Wonder Week

Stevie Wonder Wrote the Black “Happy Birthday” Song

… for Martin Luther King! All about Stevie’s greatest, corniest forgotten achievement.

Photo illustration by Natalie Matthews-Ramo. Photo by iStock/Thinkstock Images.

Photo illustration by Natalie Matthews-Ramo. Photo by iStock/Thinkstock Images.

It’s tradition to sing “Happy Birthday” when celebrating a friend or family member’s entrance into the world. But for many black people, the familiar birthday song alone just won’t do. When serenading the guest of honor, they sing something completely different, a birthday song with a groove, while clapping and swaying side to side rapturously. Perhaps you’ve heard of this before or have borne witness to it—but there’s a good chance you have no idea about the black “Happy Birthday” song.

Yes, the black “Happy Birthday” is real. Black people (me and my entire family, for instance) have been singing it at birthday parties for decades. Like the black Wizard of Oz, the black American national anthem, and the black Clark Gable, it’s infinitely cooler and more soulful than the white thing that may have inspired it. And we have none other than Stevie Wonder to thank for it.

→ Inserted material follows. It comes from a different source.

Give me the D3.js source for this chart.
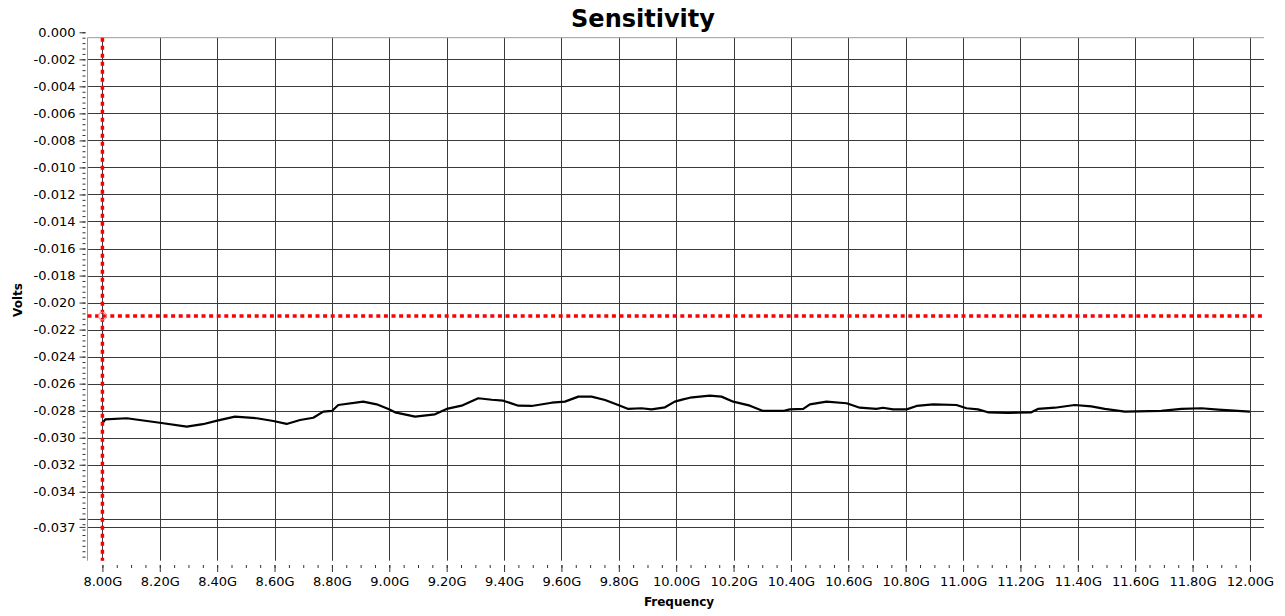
<!DOCTYPE html>
<html>
<head>
<meta charset="utf-8">
<title>Sensitivity</title>
<script src="https://cdnjs.cloudflare.com/ajax/libs/d3/7.8.5/d3.min.js"></script>
<style>
body { margin: 0; background: #fff; }
svg text { font-family: "DejaVu Sans", Verdana, sans-serif; fill: #000; }
</style>
</head>
<body>
<svg id="chart" width="1285" height="616"></svg>
<script>
//
// Data (frequency in GHz, sensitivity in volts)
//
var freqs = [8.000, 8.010, 8.085, 8.200, 8.294, 8.350, 8.400, 8.462, 8.538, 8.596,
    8.642, 8.689, 8.735, 8.770, 8.800, 8.822, 8.909, 8.956, 8.997, 9.020,
    9.090, 9.159, 9.200, 9.252, 9.310, 9.357, 9.397, 9.450, 9.496, 9.566,
    9.612, 9.659, 9.705, 9.752, 9.798, 9.833, 9.879, 9.914, 9.961, 9.995,
    10.024, 10.048, 10.117, 10.158, 10.199, 10.257, 10.303, 10.373, 10.396, 10.443,
    10.466, 10.524, 10.594, 10.640, 10.698, 10.721, 10.756, 10.803, 10.838, 10.896,
    10.977, 11.012, 11.052, 11.087, 11.157, 11.238, 11.261, 11.320, 11.389, 11.447,
    11.494, 11.564, 11.691, 11.761, 11.831, 11.889, 11.958, 12.000];

var volts = [-0.02893, -0.02864, -0.02856, -0.02889, -0.02918, -0.02900, -0.02874, -0.02844, -0.02856, -0.02876,
    -0.02898, -0.02869, -0.02852, -0.02807, -0.02802, -0.02758, -0.02733, -0.02753, -0.02787, -0.02812,
    -0.02844, -0.02827, -0.02787, -0.02763, -0.02708, -0.02719, -0.02726, -0.02763, -0.02765, -0.02741,
    -0.02733, -0.02696, -0.02696, -0.02721, -0.02758, -0.02787, -0.02782, -0.02790, -0.02775, -0.02733,
    -0.02716, -0.02704, -0.02689, -0.02696, -0.02733, -0.02763, -0.02802, -0.02802, -0.02790, -0.02787,
    -0.02753, -0.02733, -0.02745, -0.02778, -0.02787, -0.02778, -0.02790, -0.02790, -0.02765, -0.02753,
    -0.02758, -0.02782, -0.02790, -0.02812, -0.02817, -0.02812, -0.02787, -0.02778, -0.02758, -0.02768,
    -0.02787, -0.02807, -0.02802, -0.02787, -0.02782, -0.02792, -0.02802, -0.02807];

var xTickValues = [8.0, 8.2, 8.4, 8.6, 8.8, 9.0, 9.2, 9.4, 9.6, 9.8, 10.0,
    10.2, 10.4, 10.6, 10.8, 11.0, 11.2, 11.4, 11.6, 11.8, 12.0];
var xTickLabels = ["8.00G", "8.20G", "8.40G", "8.60G", "8.80G", "9.00G", "9.20G", "9.40G", "9.60G", "9.80G", "10.00G",
    "10.20G", "10.40G", "10.60G", "10.80G", "11.00G", "11.20G", "11.40G", "11.60G", "11.80G", "12.00G"];

var yTickValues = [0, -0.002, -0.004, -0.006, -0.008, -0.010, -0.012, -0.014, -0.016, -0.018,
    -0.020, -0.022, -0.024, -0.026, -0.028, -0.030, -0.032, -0.034, -0.036, -0.0366];
var yTickLabels = ["0.000", "-0.002", "-0.004", "-0.006", "-0.008", "-0.010", "-0.012", "-0.014", "-0.016", "-0.018",
    "-0.020", "-0.022", "-0.024", "-0.026", "-0.028", "-0.030", "-0.032", "-0.034", "", "-0.037"];

var cursorFreq = 8.0;
var cursorVolts = -0.021;

//
// Layout
//
var plot = { left: 87.5, right: 1264, top: 37.7, bottom: 560.7 };
var svg = d3.select("#chart");

var x = d3.scaleLinear().domain([7.948, 12.049]).range([plot.left, plot.right]);
var y = d3.scaleLinear().domain([-0.0004, -0.0391]).range([plot.top, plot.bottom]);

// title
svg.append("text")
    .attr("x", 643).attr("y", 27)
    .attr("text-anchor", "middle")
    .style("font-size", "24px").style("font-weight", "bold")
    .text("Sensitivity");

// grid
var grid = svg.append("g").attr("stroke", "#3a3a3a").attr("stroke-width", 1);
grid.selectAll(".vgrid").data(xTickValues).enter().append("line")
    .attr("x1", function(d) { return Math.round(x(d)) + 0.5; })
    .attr("x2", function(d) { return Math.round(x(d)) + 0.5; })
    .attr("y1", plot.top).attr("y2", plot.bottom);
grid.selectAll(".hgrid").data(yTickValues.filter(function(d) { return d < -0.0004; })).enter().append("line")
    .attr("x1", plot.left).attr("x2", plot.right)
    .attr("y1", function(d) { return Math.round(y(d)) + 0.5; })
    .attr("y2", function(d) { return Math.round(y(d)) + 0.5; });

// frame (left + top)
svg.append("path")
    .attr("d", "M" + plot.left + "," + plot.bottom + "V" + plot.top + "H" + plot.right)
    .attr("fill", "none").attr("stroke", "#9a9a9a").attr("stroke-width", 1);

// y axis
var yMinor = d3.range(0, -0.0389, -0.0004);
var yMinorAxis = svg.append("g").attr("transform", "translate(85.5,0)")
    .call(d3.axisLeft(y).tickValues(yMinor).tickSize(3).tickFormat(""));
var yAxis = svg.append("g").attr("transform", "translate(85.5,0)")
    .call(d3.axisLeft(y).tickValues(yTickValues).tickSize(6).tickPadding(4)
        .tickFormat(function(d, i) { return yTickLabels[i]; }));

// x axis
var xMinor = d3.range(8.0, 12.001, 0.05);
var xMinorAxis = svg.append("g").attr("transform", "translate(0,565)")
    .call(d3.axisBottom(x).tickValues(xMinor).tickSize(3).tickFormat(""));
var xAxis = svg.append("g").attr("transform", "translate(0,565)")
    .call(d3.axisBottom(x).tickValues(xTickValues).tickSize(7).tickPadding(5)
        .tickFormat(function(d, i) { return xTickLabels[i]; }));

[yMinorAxis, yAxis, xMinorAxis, xAxis].forEach(function(a) {
    a.select(".domain").remove();
    a.selectAll(".tick line").attr("stroke", "#333");
    a.selectAll(".tick text").style("font-size", "13px").attr("fill", "#000");
});

// axis names
svg.append("text")
    .attr("x", 679).attr("y", 606)
    .attr("text-anchor", "middle")
    .style("font-size", "12px").style("font-weight", "bold")
    .text("Frequency");
svg.append("text")
    .attr("transform", "translate(22,300) rotate(-90)")
    .attr("text-anchor", "middle")
    .style("font-size", "12px").style("font-weight", "bold")
    .text("Volts");

// data line
var line = d3.line()
    .x(function(d) { return x(d); })
    .y(function(d, i) { return y(volts[i]); });
svg.append("path")
    .datum(freqs)
    .attr("d", line)
    .attr("fill", "none")
    .attr("stroke", "#000")
    .attr("stroke-width", 2.2)
    .attr("stroke-linejoin", "round");

// cursor
var cur = svg.append("g").attr("stroke", "#ff0000").attr("stroke-width", 3.5).attr("stroke-dasharray", "4,4");
cur.append("line")
    .attr("x1", x(cursorFreq)).attr("x2", x(cursorFreq))
    .attr("y1", plot.top).attr("y2", plot.bottom);
cur.append("line")
    .attr("x1", plot.left).attr("x2", plot.right)
    .attr("y1", y(cursorVolts)).attr("y2", y(cursorVolts))
    .attr("stroke-dasharray", "4,3.6");
svg.append("circle")
    .attr("cx", x(cursorFreq)).attr("cy", y(cursorVolts)).attr("r", 4)
    .attr("fill", "none").attr("stroke", "#ff9090").attr("stroke-width", 1);
</script>
</body>
</html>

A bit of background: The synth-heavy track closed Wonder’s 1981 album Hotter Than July, but its origins lie more than a decade earlier, as detailed in a fascinating history of the song from Mark Baram at Medium. Within days of Martin Luther King Jr.’s assassination in 1968, black Congressman John Conyers introduced a bill to make the slain activist’s birthday a national holiday. Wonder quickly became the bill’s most prominent celebrity spokesman, and until the holiday was finally signed into law in 1983, he frequently performed at rallies and alongside Coretta Scott King to drum up support.

He also composed a new version of “Happy Birthday” in MLK’s honor. As Baram reports, Wonder originally planned to record himself singing the traditional version of the song for King, but—oddly, considering he’s Stevie Wonder—he apparently “didn’t know the music.” Each verse of the song Wonder wrote instead is a direct call to action: “You know it doesn’t make much sense/ There ought to be a law against/ Anyone who takes offense/ At a day in your celebration.”

Thanks in large part to the tireless efforts of Wonder, Conyers, and many others, King is now commemorated nationwide every third Monday in January. Yet the origins of Wonder’s ode have faded from memory. I grew up in a household where Wonder’s music was in constant rotation, but “Happy Birthday” was, for me, not Stevie’s thing but our family’s thing and then, later, a black thing. (I didn’t learn the song even had lyrics besides the chorus until I was in college.)

A poll I sent to friends and co-workers confirmed I’m not the only one. Most of the white people who responded had never heard of Stevie’s “Happy Birthday,” but even the black respondents were mostly in the dark about the song’s origins. (Only 15 out of 43 knew who wrote it and whom it was written for.) “Happy Birthday” clearly sits alongside “Lift Every Voice and Sing” as a beloved cultural artifact that the majority of black people can only sing one very specific part of without finally turning to Google for help.

Many of the white people I polled who were familiar with the song had encountered it not in a party setting but in an educational one: as a middle-schooler with a black principal; using it to warm up with a college a cappella group; while teaching at Chicago public schools. Respondents mentioned having witnessed impromptu singing in Harlem, South Africa, and Seychelles. One white respondent noted that Simon Pegg sings the song in an episode of his cult-favorite British sitcom Spaced.

Regardless of their race, a good portion of respondents who were familiar with the song agreed that it’s the better birthday song. This is clearly true, since the traditional “Happy Birthday” isn’t even celebratory; it’s a staid musical obligation in the bleak face of aging. Stevie’s “Happy Birthday,” on the other hand, is joyful and raucous. It’s also incredibly corny. Maybe peak Stevie Corn, right alongside “Ebony and Ivory.” The verses are earnestly clumsy (“The whole day should be spent/ In full remembrance/ Of those who lived and died for the oneness of all people”) and the synthesizers are cheesy.

Nevertheless, I’m glad that Stevie wrote it and that its chorus is still a signifier of kinship for so many black people. “No matter where the song is started,” one respondent to my poll wrote, “if someone else starts singing it, all black people in the vicinity join—whether they know the birthday boy/girl or not. It’s wonderful.” The fact that there are some nonblack folks who have been exposed to it is also great. It’s a testament to Stevie’s legacy that, around the world and all year ’round, he’s able to bring strangers together with a song written to honor someone who lived his life trying to do exactly that.